The campaign was co-created with 19 deaf young people, who decided on its direction, consulted with other deaf young people about how it should look and feel, researched why the issue mattered, and worked on every stage of the film to make sure it reflected their lived experiences.
Jayden, Lily and Ida are three of the deaf young people who helped to co-design the campaign.
Speaking about they set the campaign up, Jayden (17), from London, said: “Deaf Works Everywhere is so important to me because with this I feel that I’d be more confident, and that I’d get the support I need. I decided to campaign on this because I feel that a lot of young deaf people feel there is no support in the workplace for them and feel that there are a limited jobs for them.
“The people in this film never let barriers stop them, and if they made it to the other side, they are waiting for you to make it too.”
Lily, who is 18 and from East Sussex, added: “It encourages young deaf people and reinforces their belief that they can do whatever they want as long as they work at it. It was a general problem in all of the schools we surveyed, and we wanted to make sure young deaf people have the support and advice they are entitled to.
“Be like the people you see on the video, work hard so you can achieve your dreams and don’t be afraid to speak up and say what you need.”

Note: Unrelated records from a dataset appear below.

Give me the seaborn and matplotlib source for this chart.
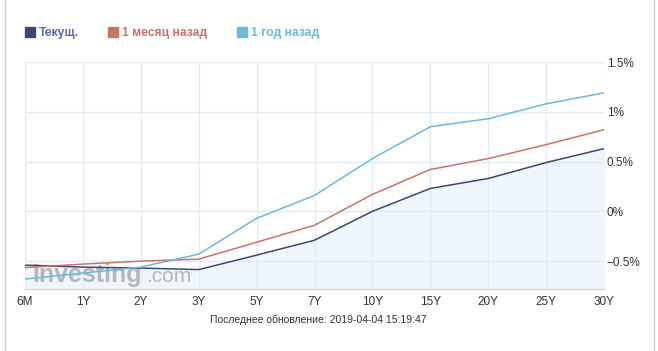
import numpy as np
import pandas as pd
import matplotlib
matplotlib.use("Agg")
import matplotlib.pyplot as plt
from matplotlib.ticker import FuncFormatter
from matplotlib.lines import Line2D
import seaborn as sns

# сроки погашения и доходности, %
terms = ["6M", "1Y", "2Y", "3Y", "5Y", "7Y", "10Y", "15Y", "20Y", "25Y", "30Y"]
current = [-0.54, -0.56, -0.57, -0.585, -0.44, -0.29, 0.0, 0.23, 0.33, 0.49, 0.63]
month_ago = [-0.565, -0.53, -0.50, -0.48, -0.31, -0.14, 0.17, 0.42, 0.53, 0.67, 0.82]
year_ago = [-0.68, -0.62, -0.56, -0.43, -0.07, 0.16, 0.53, 0.85, 0.93, 1.08, 1.19]
series_names = ["Текущ.", "1 месяц назад", "1 год назад"]
y_ticks = [-0.5, 0, 0.5, 1, 1.5]
updated = "Последнее обновление: 2019-04-04 15:19:47"

colors = ["#3d4677", "#c9736a", "#6fb8dc"]
text_colors = ["#5a64a8", "#c9736a", "#6fb8dc"]

df = pd.DataFrame({"term": terms * 3,
                   "value": current + month_ago + year_ago,
                   "series": np.repeat(series_names, len(terms))})

sns.set_style("white")
plt.rcParams["font.family"] = ["Liberation Sans", "DejaVu Sans"]

fig = plt.figure(figsize=(6.58, 3.51), dpi=100)
ax = fig.add_axes([25 / 658, 1 - 289 / 351, 579 / 658, 227 / 351])

pos = np.arange(len(terms))
ax.fill_between(pos, current, -0.78, color="#eff6fd", zorder=0)

sns.lineplot(data=df, x="term", y="value", hue="series", palette=colors,
             sort=False, linewidth=1.1, legend=False, ax=ax, zorder=3)

ax.set_xlim(0, len(terms) - 1)
ax.set_ylim(-0.78, 1.5)
ax.set_xticks(pos)
ax.set_xticklabels(terms)
ax.set_yticks(y_ticks)
ax.yaxis.tick_right()
ax.yaxis.set_major_formatter(FuncFormatter(
    lambda v, p: ("%g%%" % v).replace("-", "\u2212")))
ax.grid(True, color="#e4ebf5", linewidth=1)
for s in ["top", "left", "right"]:
    ax.spines[s].set_visible(False)
ax.spines["bottom"].set_color("#c6d3e2")
ax.tick_params(axis="both", length=0, labelsize=8.5, colors="#333333")
ax.tick_params(axis="x", pad=5)
ax.tick_params(axis="y", pad=2)
ax.set_xlabel("")
ax.set_ylabel("")

# водяной знак
ax.text(0.12, -0.64, "Investing", fontsize=18, fontweight="bold",
        color="#8f8f8f", alpha=0.6, va="center", zorder=2)
ax.text(2.1, -0.65, ".com", fontsize=15, color="#8f8f8f", alpha=0.6,
        va="center", zorder=2)

handles = [Line2D([], [], marker="s", linestyle="", markersize=7, color=c)
           for c in colors]
leg = fig.legend(handles, series_names, loc="upper left",
                 bbox_to_anchor=(14 / 658, 1 - 16 / 351), ncol=3, frameon=False,
                 handletextpad=0.35, columnspacing=2.45, handlelength=0.8,
                 prop={"weight": "bold", "size": 8.7})
for t, c in zip(leg.get_texts(), text_colors):
    t.set_color(c)

fig.text(318 / 658, 1 - 320 / 351, updated, ha="center", va="center",
         fontsize=7.5, color="#333333")

# рамка виджета
fig.add_artist(Line2D([5 / 658, 5 / 658], [0, 1], color="#d0d0d0", lw=1))
fig.add_artist(Line2D([654 / 658, 654 / 658], [0, 1], color="#d0d0d0", lw=1))

fig.savefig("out.png", dpi=100, facecolor="white")
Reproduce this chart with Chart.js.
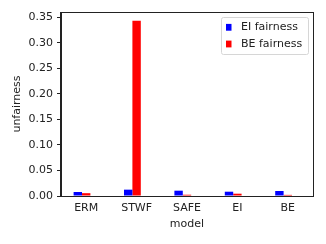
<!DOCTYPE html>
<html lang="en">
<head>
  <meta charset="UTF-8" />
  <title>unfairness by model</title>
  <script src="https://cdn.jsdelivr.net/npm/chart.js"></script>
  <style>
    html, body { margin: 0; padding: 0; background: #fff; }
    #wrap { width: 326px; height: 244px; position: relative; }
  </style>
</head>
<body>
  <div id="wrap"><canvas id="chart" width="326" height="244"></canvas></div>
  <script>
    const models = ["ERM", "STWF", "SAFE", "EI", "BE"];
    const eiFairness = [0.0078, 0.0124, 0.0104, 0.0084, 0.0098];
    const beFairness = [0.0055, 0.3430, 0.0025, 0.0045, 0.0022];
    const yTicks = [0, 0.05, 0.10, 0.15, 0.20, 0.25, 0.30, 0.35];

    const font = { family: "'DejaVu Sans', sans-serif", size: 11 };
    const ink = "#222";

    // matplotlib-style frame + legend box
    const framePlugin = {
      id: "frame",
      afterDraw(chart) {
        const { ctx, chartArea: a } = chart;
        ctx.save();
        ctx.strokeStyle = ink;
        ctx.lineWidth = 1;
        ctx.strokeRect(Math.round(a.left) - 0.5, Math.round(a.top) + 0.5,
          Math.round(a.right - a.left) + 1, Math.round(a.bottom - a.top));

        // legend
        const x = 221, y = 17, w = 87, h = 37;
        ctx.beginPath();
        ctx.roundRect(x + 0.5, y + 0.5, w, h, 2);
        ctx.fillStyle = "rgba(255,255,255,0.8)";
        ctx.fill();
        ctx.strokeStyle = "#d6d6d6";
        ctx.stroke();
        const items = [["EI fairness", "#0000ff"], ["BE fairness", "#ff0000"]];
        ctx.font = "11px 'DejaVu Sans', sans-serif";
        ctx.textBaseline = "middle";
        items.forEach(([label, color], i) => {
          const cy = 27.3 + i * 16.7;
          ctx.fillStyle = color;
          ctx.fillRect(226, cy - 3.4, 5.5, 6.8);
          ctx.fillStyle = ink;
          ctx.fillText(label, 241, cy);
        });
        ctx.restore();
      }
    };

    new Chart(document.getElementById("chart"), {
      type: "bar",
      data: {
        labels: models,
        datasets: [
          { label: "EI fairness", data: eiFairness, backgroundColor: "#0000ff" },
          { label: "BE fairness", data: beFairness, backgroundColor: "#ff0000" },
          { label: "", data: models.map(() => null), backgroundColor: "rgba(0,0,0,0)" }
        ]
      },
      options: {
        responsive: false,
        animation: false,
        categoryPercentage: 0.5,
        barPercentage: 1.0,
        layout: { padding: { left: 11, right: 13, top: 12, bottom: 13 } },
        plugins: { legend: { display: false }, tooltip: { enabled: false } },
        scales: {
          x: {
            grid: { display: false, drawTicks: true, tickLength: 4, color: ink },
            border: { display: true, color: ink, width: 1 },
            ticks: { color: ink, font, padding: 2, maxRotation: 0 },
            title: { display: true, text: "model", color: ink, font, padding: { top: 0, bottom: 0 } },
            afterFit(scale) { scale.height = 35; }
          },
          y: {
            min: 0,
            max: 0.36,
            grid: { display: true, drawOnChartArea: false, drawTicks: true, tickLength: 4, color: ink },
            border: { display: true, color: ink, width: 1 },
            ticks: {
              color: ink, font, padding: 4, stepSize: 0.05,
              callback: v => v.toFixed(2)
            },
            afterBuildTicks(scale) {
              scale.ticks = yTicks.map(v => ({ value: v }));
            },
            title: { display: true, text: "unfairness", color: ink, font, padding: { top: 0, bottom: 0 } },
            afterFit(scale) { scale.width = 50; }
          }
        }
      },
      plugins: [framePlugin]
    });
  </script>
</body>
</html>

Ida, who is 15 and from Cornwall, said: “We felt there was a lack of careers support for deaf young people, and based on our own experiences we wanted to change that. My message to deaf young people watching this is please, please, please don’t let your deafness hold you back. If my younger self watched this video I would be in a much more accepting place regarding my deafness, and much sooner.”
Steve Haines, Director of Policy and Campaigns at the National Deaf Children’s Society, said: “There are more than 50,000 deaf children and young people across the UK. They have incredible skills, so much potential, and the capacity to have a brilliant future ahead of them. We’re launching this campaign to show there are limitless possibilities for what they can achieve, no limit on what journey they can pursue, and to shatter the myth that deaf people can’t do certain jobs in the 21st century.”
“This is just the start of the journey though – we’re going to build a movement to broaden aspirations, challenge employers to be more accessible and make sure that every deaf young person has the support they need when they move into work.”
Speaking about the process for creating the campaign, Phoebe Hainsworth, Red Bee Creative’s Campaign Planner, said: “Deaf Works Everywhere sets the standard for collaborative campaign design. From inception right through to execution we worked openly with the National Deaf Children’s Society team and our audience of deaf young people, to create a campaign whose empowering message and bold tone is ‘with them’ not ‘for them’. We couldn’t be more proud of the end result and the positive feedback from user testing.”
Charlie Mawer, Executive Creative Director at Red Bee Creative, added: “To create the launch film, and our striking brand design, we worked with a broad community of talented deaf professionals. We wanted a proud, bold and authentic celebration of diverse achievements – one that could be an inspiring baton-pass to the next generation of deaf young people.”